Shame... December 10, 2020
Updated: Sep 2, 2021
I mentioned briefly to my two sober companions here in Needham about my need to do something in our community. They both had their guard up immediately, and I could feel their nervousness about putting themselves out there. They each expressed their concerns with allowing their stories to get out there, what it would look like to others - teachers, schools, former colleagues, etc.

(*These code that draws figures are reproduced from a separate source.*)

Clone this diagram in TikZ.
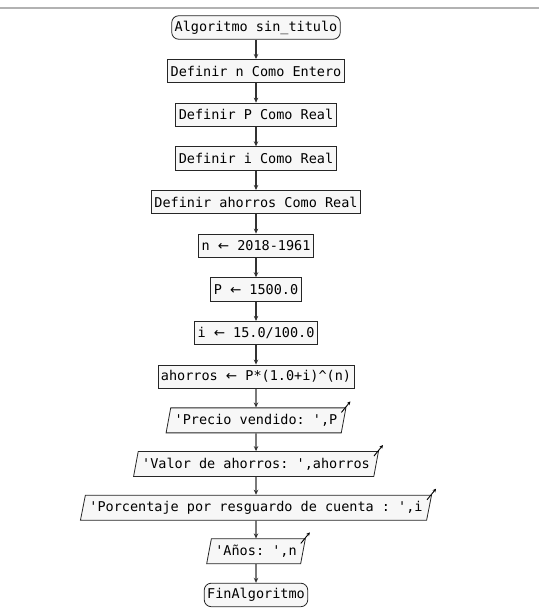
\documentclass[tikz,border=0pt]{standalone}
\usepackage{fontspec}
\setmonofont{DejaVu Sans Mono}
\newfontfamily\flechafont{DejaVu Sans}
\usetikzlibrary{arrows.meta,shapes.geometric,positioning}
\newcommand{\asig}{{\flechafont ←}}

\begin{document}
\begin{tikzpicture}[x=1pt, y=1pt, ->, >={Stealth[length=5pt,width=4.5pt]}, node distance=43.65pt, line width=1pt]
\tikzstyle{proc}=[draw=black!85, fill=black!3, rectangle, text=black, line width=0.8pt, font=\ttfamily\fontsize{13.5}{15}\selectfont, inner xsep=3pt, inner ysep=2pt, minimum height=23.5pt]
\tikzstyle{term}=[proc, rounded corners=7pt]
\tikzstyle{salida}=[proc, trapezium, trapezium left angle=74, trapezium right angle=106, trapezium stretches body, minimum height=25pt, inner xsep=4pt]
\tikzstyle{flecha}=[black!80, line width=1.3pt]
\tikzstyle{icono}=[->, >={Stealth[length=3.5pt,width=3.5pt]}, line width=0.9pt, black]

\useasboundingbox (0,0) rectangle (539,-609);
\draw[-, black!30, line width=1.5pt] (0,-8) -- (539,-8);

\node[term]	(inicio) at (256,-27.5)	{Algoritmo sin\_titulo};
\node[proc]	(defn)	[below of=inicio]	{Definir n Como Entero};
\node[proc]	(defP)	[below of=defn]	{Definir P Como Real};
\node[proc]	(defi)	[below of=defP]	{Definir i Como Real};
\node[proc]	(defah)	[below of=defi]	{Definir ahorros Como Real};
\node[proc]	(asn)	[below of=defah]	{n \asig{} 2018-1961};
\node[proc]	(asP)	[below of=asn]	{P \asig{} 1500.0};
\node[proc]	(asi)	[below of=asP]	{i \asig{} 15.0/100.0};
\node[proc]	(asah)	[below of=asi]	{ahorros \asig{} P*(1.0+i)\textasciicircum(n)};
\node[salida]	(esc1)	[below of=asah]	{'Precio vendido: ',P};
\node[salida]	(esc2)	[below of=esc1]	{'Valor de ahorros: ',ahorros};
\node[salida]	(esc3)	[below of=esc2]	{'Porcentaje por resguardo de cuenta : ',i};
\node[salida]	(esc4)	[below of=esc3]	{'Años: ',n};
\node[term]	(fin)	[below of=esc4]	{FinAlgoritmo};

\path[flecha]
	(inicio)	edge	(defn)
	(defn)	edge	(defP)
	(defP)	edge	(defi)
	(defi)	edge	(defah)
	(defah)	edge	(asn)
	(asn)	edge	(asP)
	(asP)	edge	(asi)
	(asi)	edge	(asah)
	(asah)	edge	(esc1)
	(esc1)	edge	(esc2)
	(esc2)	edge	(esc3)
	(esc3)	edge	(esc4)
	(esc4)	edge	(fin)
;

% flechitas de salida
\foreach \s in {esc1,esc2,esc3,esc4}
	\draw[icono] ([xshift=-5pt,yshift=-5pt]\s.top right corner) -- ([xshift=4pt,yshift=6pt]\s.top right corner);

\end{tikzpicture}
\end{document}
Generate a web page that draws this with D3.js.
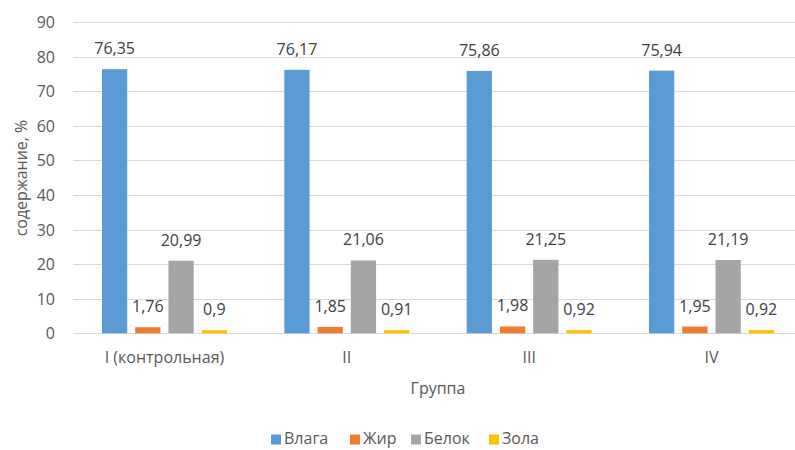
<!DOCTYPE html>
<html><head><meta charset="utf-8">
<script src="https://cdn.jsdelivr.net/npm/d3@7"></script>
<style>body{margin:0;background:#fff}svg{display:block}text{font-family:"Open Sans","Noto Sans",sans-serif}</style>
</head><body><svg id="c" width="795" height="450"></svg>
<script>
const categories = ["I (контрольная)", "II", "III", "IV"];
const seriesNames = ["Влага", "Жир", "Белок", "Зола"];
const vlaga = [76.35, 76.17, 75.86, 75.94];
const zhir = [1.76, 1.85, 1.98, 1.95];
const belok = [20.99, 21.06, 21.25, 21.19];
const zola = [0.9, 0.91, 0.92, 0.92];
const labelsVlaga = ["76,35", "76,17", "75,86", "75,94"];
const labelsZhir = ["1,76", "1,85", "1,98", "1,95"];
const labelsBelok = ["20,99", "21,06", "21,25", "21,19"];
const labelsZola = ["0,9", "0,91", "0,92", "0,92"];
const yTicks = [0, 10, 20, 30, 40, 50, 60, 70, 80, 90];
const colors = ["#5B9BD5", "#ED7D31", "#A5A5A5", "#FFC000"];

const series = [vlaga, zhir, belok, zola];
const labels = [labelsVlaga, labelsZhir, labelsBelok, labelsZola];

const FS = "16px";
const svg = d3.select("#c");
const pLeft = 73.3, pRight = 802.7, pTop = 22, pBottom = 333.3;
const x = d3.scaleBand().domain(categories).range([pLeft, pRight]).paddingInner(0).paddingOuter(0);
const y = d3.scaleLinear().domain([0, 90]).range([pBottom, pTop]);
const groupW = 125;
const xs = d3.scaleBand().domain(d3.range(4)).range([0, groupW]).paddingInner(0.24).paddingOuter(0);

// gridlines
svg.append("g").selectAll("line").data(yTicks).join("line")
  .attr("x1", pLeft).attr("x2", pRight)
  .attr("y1", d => Math.round(y(d)) + 0.5).attr("y2", d => Math.round(y(d)) + 0.5)
  .attr("stroke", "#d9d9d9").attr("stroke-width", 1);

// y axis labels
const yAxis = d3.axisLeft(y).tickValues(yTicks).tickSize(0).tickPadding(0);
const ga = svg.append("g").attr("transform", `translate(55,0)`).call(yAxis);
ga.select(".domain").remove();
ga.selectAll("text").attr("fill", "#595959").style("font-size", FS).attr("dy", "0.35em");

// bars
series.forEach((vals, si) => {
  const g = svg.append("g");
  g.selectAll("rect").data(vals).join("rect")
    .attr("x", (d, i) => x(categories[i]) + x.bandwidth() / 2 - groupW / 2 + xs(si))
    .attr("width", xs.bandwidth())
    .attr("y", d => y(d))
    .attr("height", d => pBottom - y(d))
    .attr("fill", colors[si]);
  g.selectAll("text").data(vals).join("text")
    .attr("x", (d, i) => x(categories[i]) + x.bandwidth() / 2 - groupW / 2 + xs(si) + xs.bandwidth() / 2)
    .attr("y", d => y(d) - 15)
    .attr("text-anchor", "middle")
    .attr("fill", "#404040").style("font-size", FS)
    .text((d, i) => labels[si][i]);
});

// x axis
const xAxis = d3.axisBottom(x).tickSize(0).tickPadding(0);
const gx = svg.append("g").attr("transform", `translate(0,${pBottom})`).call(xAxis);
gx.select(".domain").remove();
gx.selectAll("text").attr("fill", "#595959").style("font-size", FS).attr("dy", null).attr("y", 30);

// axis titles
svg.append("text").attr("x", 438).attr("y", 394).attr("text-anchor", "middle")
  .attr("fill", "#595959").style("font-size", FS).text("Группа");
svg.append("text").attr("transform", "translate(27,178) rotate(-90)").attr("text-anchor", "middle")
  .attr("fill", "#595959").style("font-size", FS).text("содержание, %");

// legend
const legX = [271, 350, 411, 489];
const lg = svg.append("g");
seriesNames.forEach((n, i) => {
  lg.append("rect").attr("x", legX[i]).attr("y", 434.5).attr("width", 10).attr("height", 10).attr("fill", colors[i]);
  lg.append("text").attr("x", legX[i] + 13).attr("y", 444).attr("fill", "#595959").style("font-size", FS).text(n);
});
</script></body></html>
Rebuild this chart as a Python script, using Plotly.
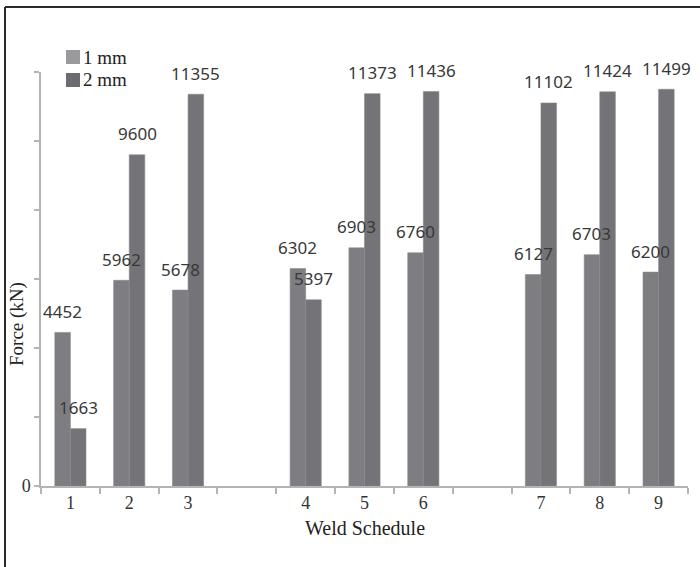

I feel this so much. I get this. I have been grappling with this immensely. And this is exactly what I want to get past! The shame. The embarrassment. The need to hide this SECRET. I don't want women in Needham to be alone and feel like they don't have anyone to reach out to when experiencing that idea of fear and being out of control. "The Unexpected Joy of Being Sober," talks about how alcohol is a highly addictive drug. It isn't your fault. This isn't something to be ashamed of, but rather you have been taken advantage of by this chemical. You are sick. I think, instead, it is something for us to be proud of, that we are able to recognize it and do something about it. Ever since a young age, we are pushed on us that alcohol makes life easier and better. From the news, commercials, tv shows, and magazines. In all the 80's and 90's movies - the main characters, the "less cool" girls finally got "cool" once they drank alcohol. Dirty Dancing, Clueless, Save the Last Dance, 10 things I Hate About You - these were a few movies the author mentioned. This has been ingrained in our young, female minds since we were teenagers. We should not be ashamed.
I spoke to another sober curious friend just now on the phone, and I feel traction. I feel the earth moving beneath us and something growing around us. We need to support one another, especially during this holiday season.